Les vingt pays les plus riches du monde «peinent à avancer en partie à cause de divisions géopolitiques et c’est évidemment une source d’inquiétude», a-t-il noté, relevant que ceux à qui plus personne ne veut prêter de l’argent devaient accepter des taux éreintants de 12 à 14%.

Dans le même temps, des pays africains comme le Nigeria, le Mali ou le Burkina Faso ont reculé de 10 à 20 ans en termes de développement, notamment sous le poids des violences politiques et attaques jihadistes. Avec à la clé «l’effondrement de la gouvernance et, au final, de la plateforme économique sur laquelle un pays doit opérer».

Au-delà des seuls PMA, la conjoncture mondiale affaiblit aussi la capacité des pays à revenus intermédiaires à investir dans les énergies renouvelables, a estimé Achim Steiner.

Or la guerre en Ukraine a considérablement augmenté l’importance de l’indépendance énergétique, ce qui devrait se traduire par une «augmentation exponentielle» des investissements dans les énergies propres dans les trois à cinq prochaines années, a-t-il noté.

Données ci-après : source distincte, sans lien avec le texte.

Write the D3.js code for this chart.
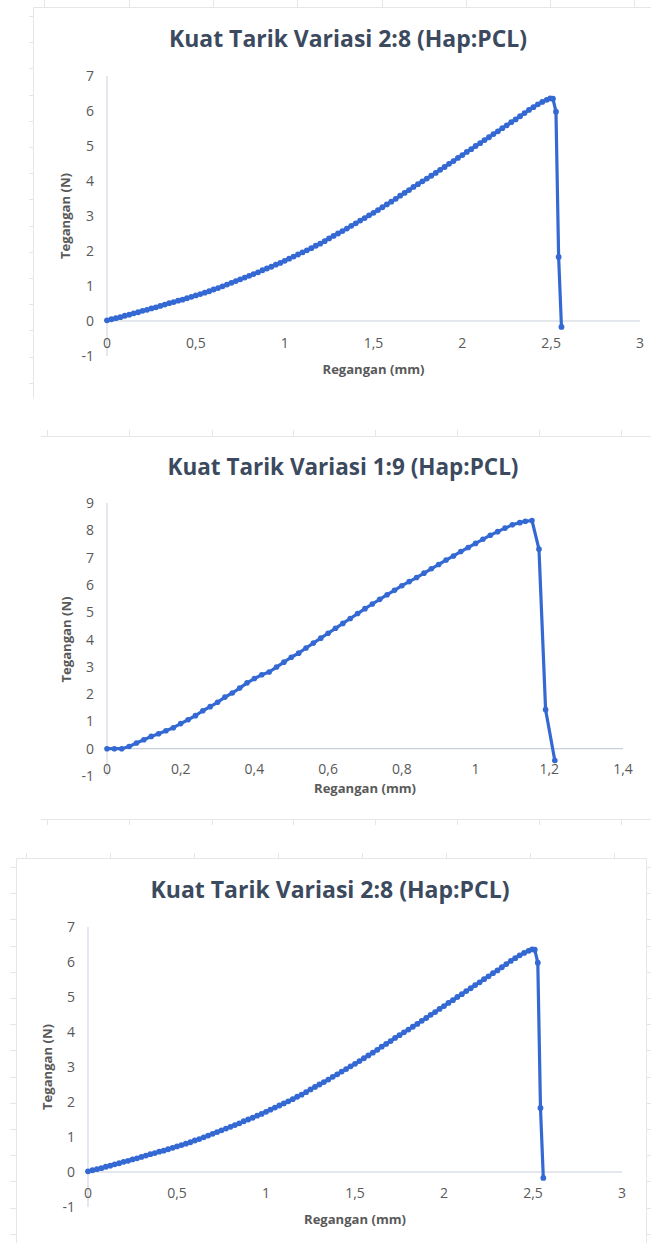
<!DOCTYPE html>
<html>
<head>
<meta charset="utf-8">
<script src="https://cdn.jsdelivr.net/npm/d3@7"></script>
<style>
  html, body { margin: 0; padding: 0; background: #fff; }
  svg { display: block; }
</style>
</head>
<body>
<div id="page"></div>
<script>
// variasi 2:8 (dipakai di grafik 1 dan 3)
const strain28 = [
  0, 0.025, 0.05, 0.075, 0.1, 0.125, 0.15, 0.175, 0.2, 0.225, 0.25, 0.275, 0.3, 0.325, 0.35, 0.375,
  0.4, 0.425, 0.45, 0.475, 0.5, 0.525, 0.55, 0.575, 0.6, 0.625, 0.65, 0.675, 0.7, 0.725, 0.75, 0.775,
  0.8, 0.825, 0.85, 0.875, 0.9, 0.925, 0.95, 0.975, 1, 1.025, 1.05, 1.075, 1.1, 1.125, 1.15, 1.175,
  1.2, 1.225, 1.25, 1.275, 1.3, 1.325, 1.35, 1.375, 1.4, 1.425, 1.45, 1.475, 1.5, 1.525, 1.55, 1.575,
  1.6, 1.625, 1.65, 1.675, 1.7, 1.725, 1.75, 1.775, 1.8, 1.825, 1.85, 1.875, 1.9, 1.925, 1.95, 1.975,
  2, 2.025, 2.05, 2.075, 2.1, 2.125, 2.15, 2.175, 2.2, 2.225, 2.25, 2.275, 2.3, 2.325, 2.35, 2.375,
  2.4, 2.425, 2.45, 2.475, 2.495, 2.51, 2.527, 2.542, 2.558
];
const stress28 = [
  0.02, 0.05, 0.08, 0.11, 0.15, 0.18, 0.22, 0.25, 0.29, 0.32, 0.36, 0.39, 0.43, 0.47, 0.51, 0.54,
  0.58, 0.61, 0.65, 0.69, 0.73, 0.77, 0.81, 0.85, 0.9, 0.94, 0.99, 1.04, 1.09, 1.14, 1.19, 1.24,
  1.29, 1.34, 1.39, 1.45, 1.5, 1.55, 1.61, 1.66, 1.72, 1.78, 1.84, 1.9, 1.96, 2.02, 2.08, 2.15,
  2.21, 2.28, 2.36, 2.43, 2.5, 2.57, 2.64, 2.72, 2.79, 2.87, 2.94, 3.02, 3.09, 3.17, 3.25, 3.33,
  3.41, 3.49, 3.58, 3.66, 3.74, 3.83, 3.91, 3.99, 4.07, 4.15, 4.23, 4.32, 4.4, 4.49, 4.57, 4.66,
  4.74, 4.83, 4.91, 5.0, 5.08, 5.17, 5.25, 5.34, 5.42, 5.51, 5.59, 5.68, 5.76, 5.85, 5.94, 6.03,
  6.11, 6.19, 6.26, 6.32, 6.36, 6.35, 5.98, 1.83, -0.17
];

// variasi 1:9
const strain19 = [
  0, 0.02, 0.04, 0.06, 0.08, 0.1, 0.12, 0.14, 0.16, 0.18, 0.2, 0.22, 0.24, 0.26, 0.28, 0.3,
  0.32, 0.34, 0.36, 0.38, 0.4, 0.42, 0.44, 0.46, 0.48, 0.5, 0.52, 0.54, 0.56, 0.58, 0.6, 0.62,
  0.64, 0.66, 0.68, 0.7, 0.72, 0.74, 0.76, 0.78, 0.8, 0.82, 0.84, 0.86, 0.88, 0.9, 0.92, 0.94,
  0.96, 0.98, 1, 1.02, 1.04, 1.06, 1.08, 1.1, 1.12, 1.135, 1.153, 1.172, 1.19, 1.215
];
const stress19 = [
  0, 0, 0, 0.08, 0.21, 0.33, 0.45, 0.55, 0.66, 0.77, 0.92, 1.06, 1.21, 1.39, 1.54, 1.7,
  1.89, 2.04, 2.22, 2.41, 2.57, 2.71, 2.81, 2.99, 3.17, 3.35, 3.5, 3.69, 3.87, 4.05, 4.23, 4.41,
  4.59, 4.77, 4.95, 5.13, 5.3, 5.47, 5.64, 5.8, 5.97, 6.12, 6.27, 6.43, 6.59, 6.75, 6.91, 7.06,
  7.22, 7.37, 7.52, 7.67, 7.82, 7.95, 8.08, 8.2, 8.28, 8.33, 8.36, 7.31, 1.43, -0.43
];

const xTicks28 = [0, 0.5, 1, 1.5, 2, 2.5, 3];
const yTicks28 = [-1, 0, 1, 2, 3, 4, 5, 6, 7];
const xTicks19 = [0, 0.2, 0.4, 0.6, 0.8, 1, 1.2, 1.4];
const yTicks19 = [-1, 0, 1, 2, 3, 4, 5, 6, 7, 8, 9];

const title28 = "Kuat Tarik Variasi 2:8 (Hap:PCL)";
const title19 = "Kuat Tarik Variasi 1:9 (Hap:PCL)";
const xLabel = "Regangan (mm)";
const yLabel = "Tegangan (N)";

const W = 651, H = 1243;
const blue = "#3469d3";
const gridCol = "#e4e6ea";
const fmt = (v) => String(v).replace(".", ",");

const svg = d3.select("#page").append("svg").attr("width", W).attr("height", H);

// sisa garis sel / bingkai dokumen
const frame = svg.append("g").attr("stroke", gridCol).attr("stroke-width", 1).attr("fill", "none");
frame.append("path").attr("d", "M33.5,398V7.5H651");
[44, 129, 213, 297, 382, 466, 550, 634].forEach((x) =>
  frame.append("line").attr("x1", x + 0.5).attr("x2", x + 0.5).attr("y1", 0).attr("y2", 7));
d3.range(16, 398, 26.2).forEach((y) =>
  frame.append("line").attr("x1", 29).attr("x2", 33).attr("y1", Math.round(y) + 0.5).attr("y2", Math.round(y) + 0.5));
frame.append("line").attr("x1", 41).attr("x2", W).attr("y1", 436.5).attr("y2", 436.5);
frame.append("line").attr("x1", 41).attr("x2", W).attr("y1", 819.5).attr("y2", 819.5);
[47, 129, 212, 293, 375, 457, 539, 621].forEach((x) => {
  frame.append("line").attr("x1", x + 0.5).attr("x2", x + 0.5).attr("y1", 430).attr("y2", 436);
  frame.append("line").attr("x1", x + 0.5).attr("x2", x + 0.5).attr("y1", 819).attr("y2", 825);
});
frame.append("path").attr("d", "M16.5,1243V858.5H646.5V1243");
[26, 110, 194, 278, 362, 446, 530, 614].forEach((x) =>
  frame.append("line").attr("x1", x + 0.5).attr("x2", x + 0.5).attr("y1", 853).attr("y2", 858));
d3.range(867, 1243, 26.2).forEach((y) => {
  const yy = Math.round(y) + 0.5;
  frame.append("line").attr("x1", 10).attr("x2", 16).attr("y1", yy).attr("y2", yy);
  frame.append("line").attr("x1", 646).attr("x2", 651).attr("y1", yy).attr("y2", yy);
});

function drawChart(c) {
  const g = svg.append("g");
  const x = d3.scaleLinear().domain(c.xDomain).range(c.xRange);
  const y = d3.scaleLinear().domain(c.yDomain).range(c.yRange);
  const data = c.xs.map((v, i) => ({ x: v, y: c.ys[i] }));

  // judul
  g.append("text")
    .attr("x", c.titleX)
    .attr("y", c.titleY)
    .attr("text-anchor", "middle")
    .attr("font-family", "'Open Sans', sans-serif")
    .attr("font-weight", 700)
    .attr("font-size", 24)
    .attr("fill", "#3b4a5e")
    .attr("textLength", c.titleW)
    .attr("lengthAdjust", "spacingAndGlyphs")
    .text(c.title);

  // garis sumbu
  g.append("line")
    .attr("x1", x(0)).attr("x2", x(0))
    .attr("y1", y(c.yDomain[0])).attr("y2", y(c.yDomain[1]))
    .attr("stroke", "#d3d9e2").attr("stroke-width", 1.2);
  g.append("line")
    .attr("x1", x(0)).attr("x2", x(c.xDomain[1]))
    .attr("y1", y(0)).attr("y2", y(0))
    .attr("stroke", "#c9d0da").attr("stroke-width", 1.2);

  const tickFont = "'Open Sans', 'Noto Sans', sans-serif";
  g.append("g")
    .selectAll("text")
    .data(c.yTicks)
    .join("text")
    .attr("x", x(0) - 13)
    .attr("y", (d) => y(d) + 5)
    .attr("text-anchor", "end")
    .attr("font-family", tickFont)
    .attr("font-size", 14)
    .attr("fill", "#595959")
    .text((d) => fmt(d));

  g.append("g")
    .selectAll("text")
    .data(c.xTicks)
    .join("text")
    .attr("x", (d) => x(d))
    .attr("y", y(0) + c.xLabOff)
    .attr("text-anchor", "middle")
    .attr("font-family", tickFont)
    .attr("font-size", 14)
    .attr("fill", "#595959")
    .text((d) => fmt(d));

  // judul sumbu
  g.append("text")
    .attr("x", (c.xRange[0] + c.xRange[1]) / 2)
    .attr("y", c.xTitleY)
    .attr("text-anchor", "middle")
    .attr("font-family", tickFont)
    .attr("font-weight", 700)
    .attr("font-size", 13)
    .attr("fill", "#595959")
    .attr("textLength", 102)
    .attr("lengthAdjust", "spacingAndGlyphs")
    .text(xLabel);
  g.append("text")
    .attr("transform", `translate(${c.yTitleX}, ${(c.yRange[0] + c.yRange[1]) / 2}) rotate(-90)`)
    .attr("text-anchor", "middle")
    .attr("font-family", tickFont)
    .attr("font-weight", 700)
    .attr("font-size", 13)
    .attr("fill", "#595959")
    .attr("textLength", 86)
    .attr("lengthAdjust", "spacingAndGlyphs")
    .text(yLabel);

  // garis data + penanda
  const line = d3.line().x((d) => x(d.x)).y((d) => y(d.y));
  g.append("path")
    .datum(data)
    .attr("d", line)
    .attr("fill", "none")
    .attr("stroke", blue)
    .attr("stroke-width", 3.2)
    .attr("stroke-linejoin", "round");
  g.append("g")
    .selectAll("circle")
    .data(data)
    .join("circle")
    .attr("cx", (d) => x(d.x))
    .attr("cy", (d) => y(d.y))
    .attr("r", c.r)
    .attr("fill", blue);
}

drawChart({
  xs: strain28, ys: stress28, title: title28,
  xDomain: [0, 3], yDomain: [-1, 7], xRange: [107, 640], yRange: [356, 76],
  xTicks: xTicks28, yTicks: yTicks28,
  titleX: 348, titleY: 47, titleW: 358, xLabOff: 27, xTitleY: 374, yTitleX: 70, r: 2.9
});
drawChart({
  xs: strain19, ys: stress19, title: title19,
  xDomain: [0, 1.4], yDomain: [-1, 9], xRange: [107, 623], yRange: [776, 503],
  xTicks: xTicks19, yTicks: yTicks19,
  titleX: 343, titleY: 475, titleW: 351, xLabOff: 25, xTitleY: 793, yTitleX: 71, r: 2.8
});
drawChart({
  xs: strain28, ys: stress28, title: title28,
  xDomain: [0, 3], yDomain: [-1, 7], xRange: [88, 622], yRange: [1207, 927],
  xTicks: xTicks28, yTicks: yTicks28,
  titleX: 330, titleY: 898, titleW: 359, xLabOff: 26, xTitleY: 1224, yTitleX: 52, r: 2.9
});
</script>
</body>
</html>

Une transition énergétique que le Nord doit accompagner. «Nous devons être plus intelligents dans notre façon de faciliter ces transitions» et d’aider ces pays à ne pas être «encore plus vulnérables» dans les moments cruciaux, a-t-il suggéré.

Mais «en période de crises, au moins dans certains pays développés, il y a un recul de l’engagement d’investir l’un chez l’autre». «C’est regrettable, c’est sérieux».